WE CAN BE grateful, I think, that the Egyptian spasm went no
further than it did, and that the Muslim Brotherhood, an old and
experienced movement under the control of graybeards, was there to
contain it. The Brotherhood’s rather old-fashioned ideas of Islamic
governance will soon be superseded by the far more sectarian ideas
of the Salafists. They have grown in influence thanks to Saudi
money, which pours into those mosques and schools that adopt
Riyadh’s fierce Sunni puritanism. Their power also increases daily
because so many young men from all over the poor oil-free parts of
the Arab world go to Saudi Arabia to find work, and return home
full of Salafist zeal.
It is in Saudi Arabia that I think we may look for one of the
keys to explaining the selective enthusiasms of the “West.” Saudi
Arabia is closely linked to Washington and London by oil, money,
and weapons. In most of the Arab revolutions, the rulers who fell
were enemies of Saudi Arabia, whereas Bahrain’s Sunni government is
a close ally. Syria is especially loathed in Riyadh because its
heretical Alawite rulers are friends of Shia Iran and of Shia
Hezbollah. Increasingly, the Sunni-Shia divide is becoming more
important in the Middle East than the Israeli-Arab conflict.
That might all be perfectly normal cynical foreign policy, of
the sort that all major nations selfishly pursue. We need secure
oil supplies and markets for our weapons. We rightly fear chaos in
Saudi Arabia.
The troubling thing is that that this is dressed up as idealism, and that supposedly intelligent journalists and politicians seem to believe their own propaganda. And here we come to the worst element of all, the trumpeted pursuit of “Democracy.”

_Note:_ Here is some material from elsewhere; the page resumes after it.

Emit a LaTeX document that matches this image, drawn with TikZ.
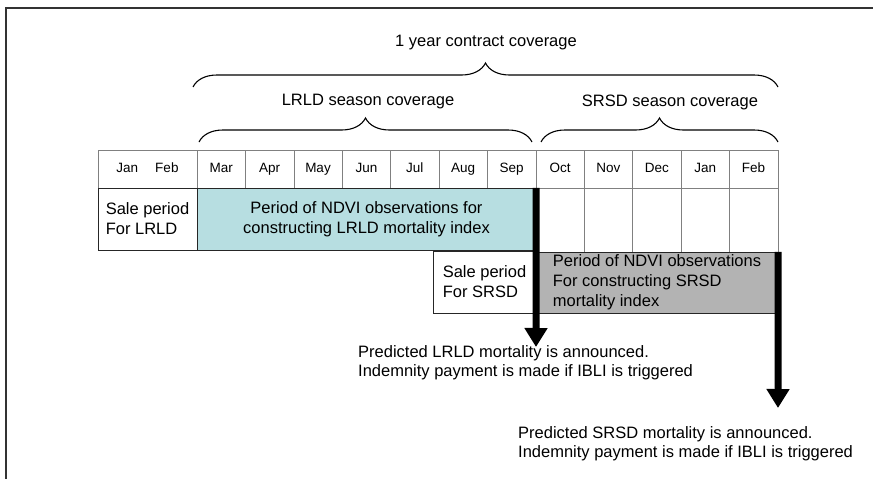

Democracy is not what made the Anglosphere nations great. In fact they greatly distrusted it—or else why was Washington D.C. built miles from anywhere, and provided by Pierre L’Enfant with wide avenues, which could easily be swept clear of mobs with a whiff of grapeshot? I might add that the U.S. Senate itself was originally protected from what Edmund Randolph called “the fury of democracy” and until the passage of the 17th Amendment in 1913 (opposed by several honorable people including Elihu Root) was not elected by popular vote.
The real heritage of liberty comes from other sources—the rule of law over power that began with Magna Carta, habeas corpus, separation of powers, jury trial, freedom of the press, and the independent judiciary. These safeguards, as it happens, have been weakened or belittled just as the powers of the West have conducted their noisy love affair with democracy at home and abroad. It is democracy, egged on by a gullible fourth estate, that has given us Homeland Security and its arbitrary powers, and liberal interventionism. It is the same democracy, aided by atrocity propaganda, that has been used to override old concerns for national sovereignty. Yet it is only in sovereign nations, which make their own laws, that liberty can be successfully sustained.
It is easy to see why revolutionaries and world government enthusiasts might be keen on this new age of idealistic wars and mob rule dressed up as “people power.” It is harder to understand why any sort of conservative would fall for it.